Grade Level: 1st - 5th; Type: Physical Science
To demonstrate that white light is a blend of the spectrum colors (red, orange, yellow, green, blue, indigo, and violet) To investigate how certain color combinations can produce other colors.
- How do our eyes perceive color?
- How are colors derived from white light?
You can see beautiful colors everywhere you look! There is a lot of science behind the colors that you see. Color is the property that our eyes visually perceive and is derived from the spectrum of light. White light is a blend of all the spectrum colors which include red, orange, yellow, green, blue, indigo, and violet. Individual colors of white light can be seen by using a prism which separates the colors and, in turn, white light can be seen when the spectrum colors are combined in such a fashion as a spectrum spinner.

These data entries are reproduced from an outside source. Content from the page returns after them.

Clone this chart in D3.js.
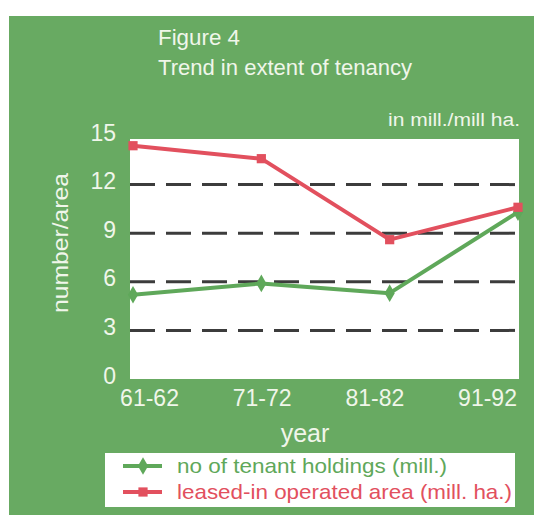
<!DOCTYPE html>
<html><head><meta charset="utf-8">
<script src="https://cdn.jsdelivr.net/npm/d3@7"></script>
<style>body{margin:0;background:#fff}svg{display:block}text{font-family:"Liberation Sans",Arial,sans-serif}</style>
</head><body><svg id="c" width="534" height="515"></svg>
<script>
const years = ["61-62","71-72","81-82","91-92"];
const tenantHoldings = [5.2, 5.9, 5.3, 10.3];
const leasedArea = [14.4, 13.6, 8.6, 10.6];
const yTicks = [0,3,6,9,12,15];
const gridTicks = [3,6,9,12];
const seriesNames = ["no of tenant holdings (mill.)", "leased-in operated area (mill. ha.)"];

const bg = "#68aa62", txt = "#f0f6ea", red = "#e2505e", green = "#5fa85a";
const svg = d3.select("#c");
const P = {l:130, r:519, t:139, b:379};

svg.append("rect").attr("x",9).attr("y",16).attr("width",525).attr("height",499).attr("fill",bg);

const x = d3.scalePoint().domain(years).range([133,518]);
const xl = d3.scalePoint().domain(years).range([149,487]);
const y = d3.scaleLinear().domain([0,15]).range([379,136]);

svg.append("rect").attr("x",P.l).attr("y",P.t).attr("width",P.r-P.l).attr("height",P.b-P.t).attr("fill","#fff");

// grid
svg.append("g").selectAll("line").data(gridTicks).join("line")
  .attr("x1",P.l).attr("x2",P.r).attr("y1",d=>y(d)).attr("y2",d=>y(d))
  .attr("stroke","#3c3c3c").attr("stroke-width",3).attr("stroke-dasharray","25,11");

// titles
svg.append("text").attr("x",158).attr("y",45).attr("font-size",22).attr("fill",txt).attr("textLength",82).attr("lengthAdjust","spacingAndGlyphs").text("Figure 4");
svg.append("text").attr("x",158).attr("y",75).attr("font-size",22).attr("fill",txt).attr("textLength",254).attr("lengthAdjust","spacingAndGlyphs").text("Trend in extent of tenancy");
svg.append("text").attr("x",388).attr("y",126).attr("font-size",18).attr("fill",txt).attr("textLength",132).attr("lengthAdjust","spacingAndGlyphs").text("in mill./mill ha.");

// y axis
const ya = svg.append("g").attr("transform",`translate(${P.l},0)`)
  .call(d3.axisLeft(y).tickValues(yTicks).tickSize(0).tickPadding(14).tickFormat(d3.format("d")));
ya.select(".domain").remove();
ya.selectAll("text").attr("font-size",23).attr("fill",txt).attr("dy","0.18em").style("font-family","'Liberation Sans',Arial,sans-serif");

svg.append("text").attr("transform","translate(68,243) rotate(-90)").attr("text-anchor","middle")
  .attr("font-size",22).attr("fill",txt).attr("textLength",140).attr("lengthAdjust","spacingAndGlyphs").text("number/area");

// x axis labels
const xa = svg.append("g").attr("transform",`translate(0,${P.b})`)
  .call(d3.axisBottom(xl).tickSize(0).tickPadding(11));
xa.select(".domain").remove();
xa.selectAll("text").attr("font-size",23).attr("fill",txt).style("font-family","'Liberation Sans',Arial,sans-serif");

svg.append("text").attr("x",305).attr("y",442).attr("text-anchor","middle").attr("font-size",25).attr("fill",txt).text("year");

// lines
const line = d3.line().x((d,i)=>x(years[i])).y(d=>y(d));
svg.append("path").datum(tenantHoldings).attr("d",line).attr("fill","none").attr("stroke",green).attr("stroke-width",4).attr("stroke-linejoin","round");
svg.append("path").datum(leasedArea).attr("d",line).attr("fill","none").attr("stroke",red).attr("stroke-width",4).attr("stroke-linejoin","round");

const diamond = d3.symbol().type(d3.symbolDiamond).size(90);
const square = d3.symbol().type(d3.symbolSquare).size(85);
svg.append("g").selectAll("path").data(tenantHoldings).join("path")
  .attr("transform",(d,i)=>`translate(${x(years[i])},${y(d)})`).attr("d",diamond).attr("fill",green);
svg.append("g").selectAll("path").data(leasedArea).join("path")
  .attr("transform",(d,i)=>`translate(${x(years[i])},${y(d)})`).attr("d",square).attr("fill",red);

// legend
svg.append("rect").attr("x",105).attr("y",453).attr("width",410).attr("height",54).attr("fill","#fff");
const leg = [
  {name:seriesNames[0], color:green, sym:diamond, y:466, ty:473, len:270},
  {name:seriesNames[1], color:red, sym:square, y:492, ty:499, len:335}
];
leg.forEach(L=>{
  svg.append("line").attr("x1",123).attr("x2",162).attr("y1",L.y).attr("y2",L.y).attr("stroke",L.color).attr("stroke-width",4);
  svg.append("path").attr("transform",`translate(143,${L.y})`).attr("d",L.sym).attr("fill",L.color);
  svg.append("text").attr("x",177).attr("y",L.ty).attr("font-size",21).attr("fill",L.color)
    .attr("textLength",L.len).attr("lengthAdjust","spacingAndGlyphs").text(L.name);
});
</script></body></html>
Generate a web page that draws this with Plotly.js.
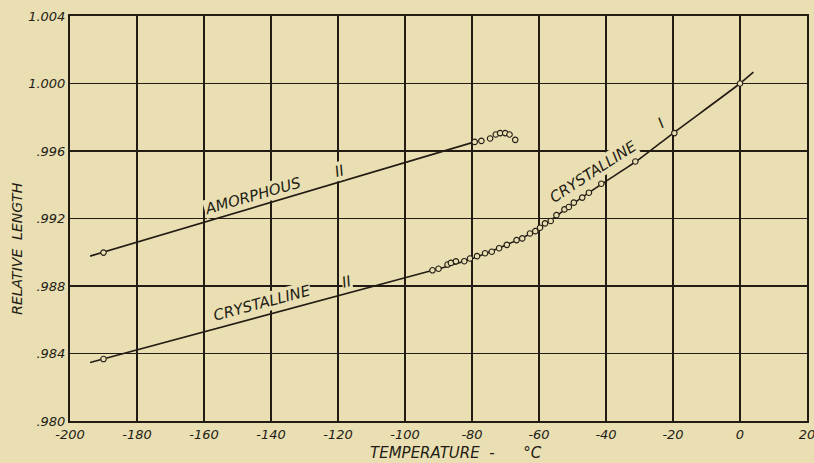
<!DOCTYPE html>
<html>
<head>
<meta charset="utf-8">
<script src="https://cdn.plot.ly/plotly-3.0.1.min.js"></script>
<style>html,body{margin:0;padding:0;background:#e9dfb3;}#chart{width:814px;height:463px;}</style>
</head>
<body>
<div id="chart"></div>
<script>
// Amorphous II: measured points
var amorphT = [-190, -79.2, -77.2, -74.6, -72.9, -71.6, -70.1, -68.8, -67.1];
var amorphL = [0.98998, 0.99654, 0.99660, 0.99674, 0.99698, 0.99706, 0.99706, 0.99698, 0.99666];
// Amorphous II: drawn line
var amorphLineT = [-194, -79.2];
var amorphLineL = [0.98977, 0.99654];

// Crystalline II / I: measured points
var crystT = [-190, -91.8, -90.0, -87.3, -86.3, -84.8, -82.3, -80.6, -78.5, -76.1, -74.1, -71.9, -69.6, -66.7, -65.0, -62.7, -61.1, -59.7, -58.2, -56.5, -54.8, -52.4, -51.1, -49.6, -47.1, -45.1, -41.4, -31.25, -19.6, 0];
var crystL = [0.98367, 0.98893, 0.98902, 0.98927, 0.98937, 0.98946, 0.98947, 0.98963, 0.98977, 0.98994, 0.99003, 0.99024, 0.99044, 0.99072, 0.99082, 0.99111, 0.99125, 0.99145, 0.99171, 0.99185, 0.99220, 0.99254, 0.99268, 0.99294, 0.99324, 0.99353, 0.99406, 0.99538, 0.99706, 1.00000];
// Crystalline: drawn curve
var crystLineT = [-194, -90, -80, -70, -62, -58, -50, -41, -31, -20, 0, 4];
var crystLineL = [0.98347, 0.98902, 0.98962, 0.99042, 0.99115, 0.99168, 0.99285, 0.99408, 0.99538, 0.99705, 1.00000, 1.00067];

var xTickVals = [-200, -180, -160, -140, -120, -100, -80, -60, -40, -20, 0, 20];
var xTickText = ['-200', '-180', '-160', '-140', '-120', '-100', '-80', '-60', '-40', '-20', '0', '20'];
var yTickVals = [0.980, 0.984, 0.988, 0.992, 0.996, 1.000, 1.004];
var yTickText = ['.980', '.984', '.988', '.992', '.996', '1.000', '1.004'];

var ink = '#231c14';
var paper = '#e9dfb3';
var FAM = 'DejaVu Sans, sans-serif';
var lab = {family: FAM, size: 13, color: ink, style: 'italic'};
function f(s) { return {family: FAM, size: s, color: ink, style: 'italic'}; }

var traces = [
  {x: amorphLineT, y: amorphLineL, mode: 'lines', line: {color: ink, width: 1.6}, hoverinfo: 'skip', showlegend: false},
  {x: crystLineT, y: crystLineL, mode: 'lines', line: {color: ink, width: 1.6, shape: 'spline', smoothing: 0.6}, hoverinfo: 'skip', showlegend: false},
  {x: amorphT, y: amorphL, mode: 'markers', marker: {symbol: 'circle', size: 5.5, color: paper, line: {color: ink, width: 1.1}}, showlegend: false},
  {x: crystT, y: crystL, mode: 'markers', marker: {symbol: 'circle', size: 5.5, color: paper, line: {color: ink, width: 1.1}}, showlegend: false}
];

var layout = {
  width: 814, height: 463,
  margin: {l: 70, r: 7, t: 16, b: 42},
  paper_bgcolor: paper, plot_bgcolor: paper,
  showlegend: false,
  xaxis: {range: [-200, 20], tickvals: xTickVals, ticktext: xTickText, showgrid: true, gridcolor: ink, gridwidth: 1.4,
          zeroline: false, showline: true, linecolor: ink, linewidth: 2, mirror: true, ticks: '', tickfont: lab,
          ticklabeloverflow: 'allow'},
  yaxis: {range: [0.980, 1.004], tickvals: yTickVals, ticktext: yTickText, showgrid: true, gridcolor: ink, gridwidth: 1.4,
          zeroline: false, showline: true, linecolor: ink, linewidth: 2, mirror: true, ticks: '', tickfont: lab},
  annotations: [
    {xref: 'paper', yref: 'paper', x: -0.072, y: 0.425, xanchor: 'center', yanchor: 'middle', text: 'RELATIVE  LENGTH', textangle: -90, showarrow: false, font: f(14)},
    {xref: 'paper', yref: 'paper', x: 0.524, y: -0.08, xanchor: 'center', yanchor: 'middle', text: 'TEMPERATURE  -      °C', showarrow: false, font: f(15)},
    {x: -145.5, y: 0.99335, text: 'AMORPHOUS', textangle: -16, showarrow: false, font: f(15), bgcolor: paper, borderpad: 0},
    {x: -119.5, y: 0.99480, text: 'II', textangle: -16, showarrow: false, font: f(15), bgcolor: paper, borderpad: 0},
    {x: -142.6, y: 0.98700, text: 'CRYSTALLINE', textangle: -15, showarrow: false, font: f(15), bgcolor: paper, borderpad: 0},
    {x: -117.6, y: 0.98826, text: 'II', textangle: -15, showarrow: false, font: f(15), bgcolor: paper, borderpad: 0},
    {x: -44, y: 0.99478, text: 'CRYSTALLINE', textangle: -33, showarrow: false, font: f(15), bgcolor: paper, borderpad: 0},
    {x: -23.5, y: 0.99765, text: 'I', textangle: -33, showarrow: false, font: f(15), bgcolor: paper, borderpad: 0}
  ]
};

Plotly.newPlot('chart', traces, layout, {displayModeBar: false, staticPlot: true});
</script>
</body>
</html>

- Markers or crayons in the colors red, orange, yellow, green, blue, indigo, and violet
- White cardstock
- A short, sharpened pencil
- Have an adult help you cut a 4-inch circle from white cardstock.
- Use the ruler to divide the circle into 7 equal sections. It should look like a pie cut into 7 equal pieces.
- Color each piece a different color in this order, going clockwise…red, orange, yellow, green, blue, indigo, violet.
- Use a sharpened pencil to punch a small hole in the center of the circle. Push the pencil through the hole so that half the pencil is sticking out the top and the other half out the bottom.
- Now spin the pencil on a flat surface like you would a toy top. What do you observe about the color of the circle while it is spinning?
- As an extension think about the questions below. You may even want to try making a spinner with each of these color combinations…
- If the spinner was colored blue and red, what color would you see when you spun it?
- If the spinner was colored blue and yellow, what color would you see when you spun it?
- If the spinner was colored red and yellow, what color would you see when you spun it?